Soon, other things began to capture my attention, and it wasn’t too late before I was looking almost everything up that I had previously known about on the internet, to find out what other people thought about it, and to my relief, there were many, many people who shared some of the same ideas that I did, and even though I wasn’t able to express them as eloquently as they could, they were, which made me even more happy.

(I guess the biggest change in my life came when I entered the name of a certain actress into the search engine [I’m not going to reveal the name of this particular actress] but she was one who I had been infatuated with since the age of fourteen. She was my age, smart, sexy, beautiful, and talented. And after a couple of clicks, I came across a fan site dedicated to her, that was particularly well looked after by its young staffers, and linked to something that I had never seen before—it was called a forum.)



This forum was bright blue in colour and had lines which were stacked one ontop of the other. It was later that I discovered that these were called threads, and the entries made in them were called posts. This forum was unique, not only because it was dedicated to the actress that I loved, but also because it was inhabited by people who I couldn’t believe that existed. These people were like me. Smart (or what little I thought of myself), talented, and creative, and who wanted to share their opinions on just about everything. And they did it with such ease. These were not just posts made with a couple of lols and eyerolls, these were people who had the aptitude to think things through, and clearly, and to then put those thoughts into words. They weren’t professors or phds, they were like me, people who were in their teens, or just out of them, who could think things clearly. Even though I could not.

It took me a year before I joined, and god knows how long before I didn’t feel the need to perspire every time I had to hit the post button, but I soon found allies, and made some great friendships, two of which I am particularly proud of. A woman named Cal who I consider my Rakhi sister, and a guy named Rick who’s become like a brother to me.

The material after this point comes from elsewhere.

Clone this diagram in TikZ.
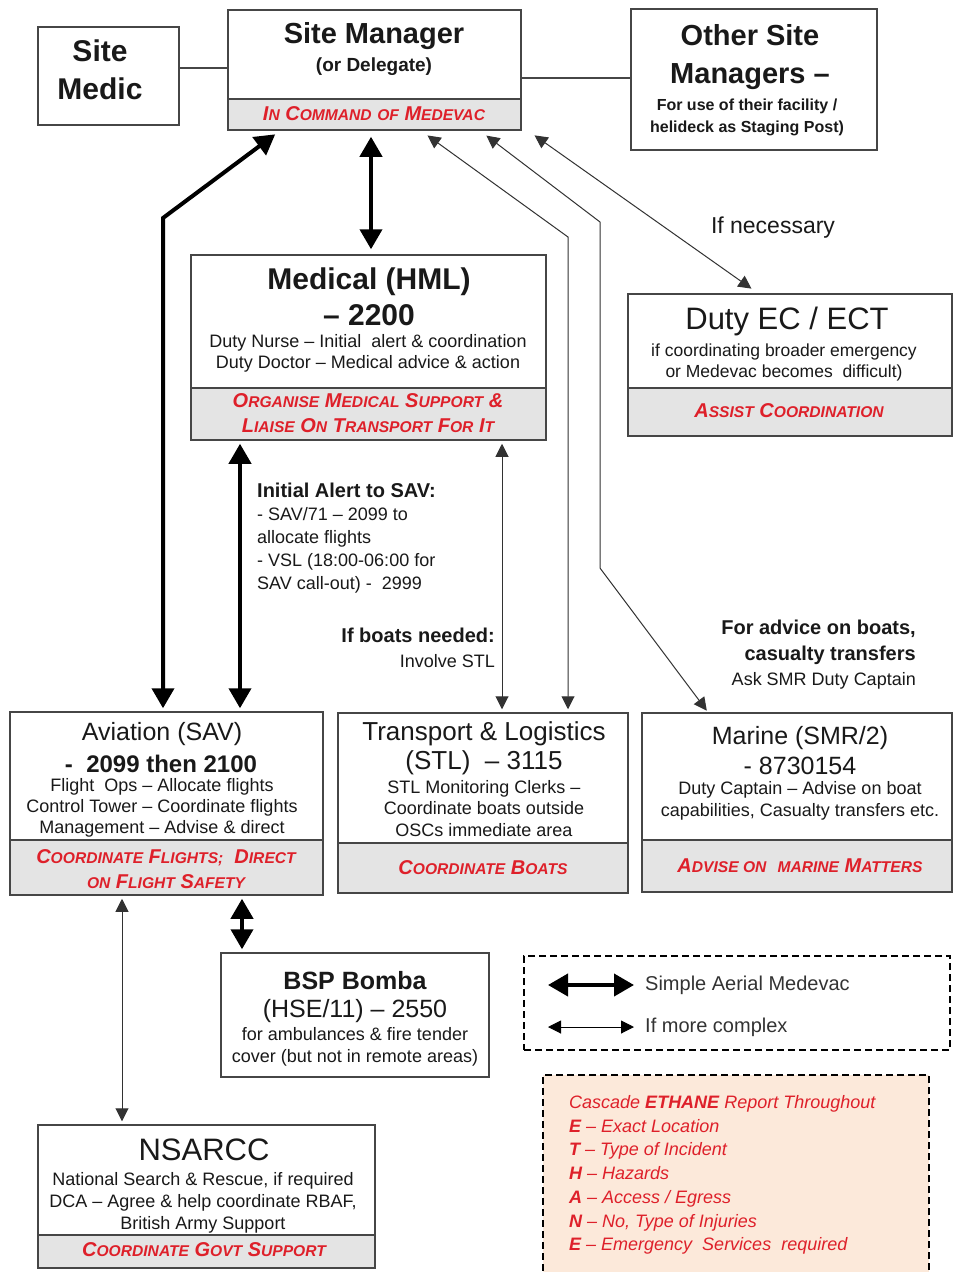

But then as time passed people started to leave, and the site didn’t interest me as much, and there were other things left to be discovered. Enter—Metafilter. Like a light through the darkness, it shone its dazzling glow on me, and guided me to a place where I knew I could learn things which I had never known before, where I knew people would share opinions which would cause me to think, and rethink what I thought about this world, and where I knew I could find—maybe if I were lucky—a few friends.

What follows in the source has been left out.